- Flag
- Interactive map of Dawe Harewa
- Zone: Oromia Zone
- Region: Amhara

Area
- • Total: 376.17 km^{2} (145.24 sq mi)

Population (2012 est.)
- • Total: 44,795
- • Density: 119.08/km^{2} (308.42/sq mi)

= Dawe Harewa =

District in Oromia Zone, Amhara Region, Ethiopia

Dawe Harewa (Oromo: Dawwee Harawaa), or Dawa Harewa, is a district located in the Oromia Zone of the Amhara region of Ethiopia. Dawe Harewa is bordered on the south by Artuma Fursi, on the west by Dawa Chaffa, on the northwest by the Argobba special woreda, on the northeast by Baati, and on the east by the Afar Region. Towns in Dawe Harewa include Bora. Dawe Harewa was part of former Chaffa Gola Dewerahmedo woreda.

==Demographics==
A 2012 estimate puts the population at 44,795. This gives a population density of 119.08 people per square kilometer (308.42 people per square mile), given its area of 376.17 square kilometers (1321.59 square miles), lower than the Oromia Zone average of 144.19 people per square kilometer (373.39 people per square mile).

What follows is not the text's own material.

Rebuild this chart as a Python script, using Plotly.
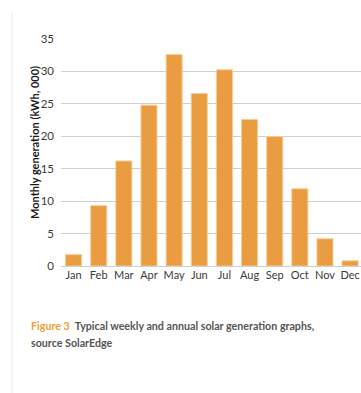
import plotly.graph_objects as go

months = ["Jan", "Feb", "Mar", "Apr", "May", "Jun", "Jul", "Aug", "Sep", "Oct", "Nov", "Dec"]
generation = [1.75, 9.3, 16.2, 24.8, 32.6, 26.6, 30.25, 22.6, 19.95, 11.9, 4.2, 0.8]
y_ticks = [0, 5, 10, 15, 20, 25, 30, 35]

W, H = 361, 393
L, R, T, B = 61, 0, 39, 127
pw, ph = W - L - R, H - T - B

def px_x(x):
    return (x - L) / pw

def px_y(y):
    return (H - B - y) / ph

fig = go.Figure(go.Bar(
    x=list(range(len(months))), y=generation,
    marker=dict(color="#EA9C41", line=dict(color="#F6CD98", width=1)),
))

fig.update_layout(
    width=W, height=H,
    margin=dict(l=L, r=R, t=T, b=B, autoexpand=False),
    paper_bgcolor="white", plot_bgcolor="white",
    showlegend=False, bargap=0.36,
    font=dict(family="Lato", size=11, color="#3a3a3a"),
    xaxis=dict(
        range=[-0.5, -0.5 + pw / 25.14],
        tickmode="array", tickvals=list(range(len(months))), ticktext=months,
        showgrid=False, zeroline=False, showline=False, ticks="",
        tickfont=dict(size=11, color="#3a3a3a"), ticklabelstandoff=1,
    ),
    yaxis=dict(
        range=[0, 35], tickmode="array", tickvals=y_ticks,
        showgrid=True, gridcolor="#cfcfcf", gridwidth=1,
        zeroline=True, zerolinecolor="#cfcfcf", zerolinewidth=1,
        showline=False, ticks="", ticklabelstandoff=6,
        tickfont=dict(size=11.5, color="#3a3a3a"),
    ),
)

fig.add_shape(type="line", xref="paper", yref="paper",
              x0=px_x(12), x1=px_x(12), y0=px_y(12), y1=px_y(393),
              line=dict(color="#e3eaee", width=1))

fig.add_annotation(
    text="<b>Monthly generation (kWh, 000)</b>", textangle=-90,
    xref="paper", yref="paper", x=px_x(34), y=px_y(143),
    xanchor="center", yanchor="middle", showarrow=False,
    font=dict(family="Lato", size=11, color="#1a1a1a"),
)

fig.add_annotation(
    text="<b><span style='color:#F0A035'>Figure 3</span>  Typical weekly and annual solar generation graphs,</b>",
    xref="paper", yref="paper", x=px_x(29), y=px_y(325.7),
    xanchor="left", yanchor="middle", showarrow=False, align="left",
    font=dict(family="Lato", size=10.7, color="#555555"),
)
fig.add_annotation(
    text="<b>source SolarEdge</b>",
    xref="paper", yref="paper", x=px_x(29), y=px_y(342.3),
    xanchor="left", yanchor="middle", showarrow=False, align="left",
    font=dict(family="Lato", size=10.7, color="#555555"),
)

fig.write_html("out.html")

Based on the 2007 national census conducted by the Central Statistical Agency of Ethiopia (CSA), this woreda has a total population of 41,359, of whom 20,431 are men and 20,928 women; 1,706 or 4.13% are urban inhabitants. The majority of the inhabitants were Muslim, with 99.58% reporting that as their religion.